If Walmart Were A Country: Playing Monopoly

Here is some accidental poetry from Christopher Petrella in Nation of Change (comparisons via Business Insider's June 2011 report):
If Wal-Mart were a country
Its revenues would exceed the GDP of Norway,
World's 25th largest economy.
Yahoo is bigger than Mongolia,
Visa is bigger than Zimbabwe,
Nike is bigger than Paraguay,
McDonalds is bigger than Latvia,
Amazon.com is bigger than Kenya,
Apple is bigger than Ecuador,
Ford is bigger than Morocco,
Bank of America is bigger than Vietnam,
General Electric is bigger than New Zealand,
Exxon- Mobil is bigger than Thailand,
Chevron is bigger than the Czech Republic.

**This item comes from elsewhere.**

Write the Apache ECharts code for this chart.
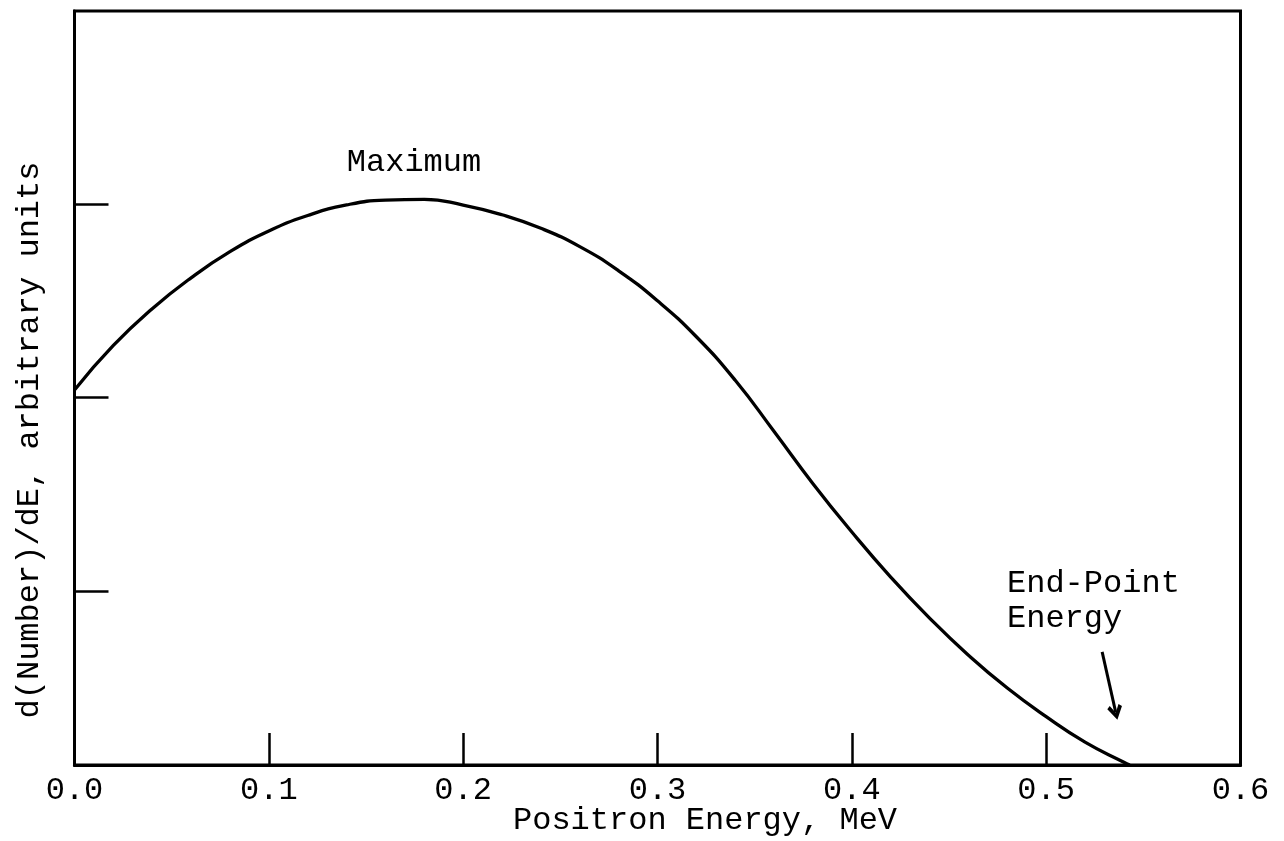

Though capitalism seems to be based on a foundation of free competition, Petrella argues that it quickly leads to monopoly, which has negative effects on democratic functioning. And how quickly monopoly has risen in the financial section just in the past twenty years! He states, "In 1990, the ten largest domestic financial institutions held only 10% of total financial assets. Today they own 70%. The largest five U.S. banks now hold $11 trillion in assets."

His suggestion? We ought to divide up big banks, taking as our model the Sherman Antitrust Act of 1890, which divided up the railroad companies not only to diminish their economic might, but also to prevent companies from "becoming so large that their political power would undermine the democratic process."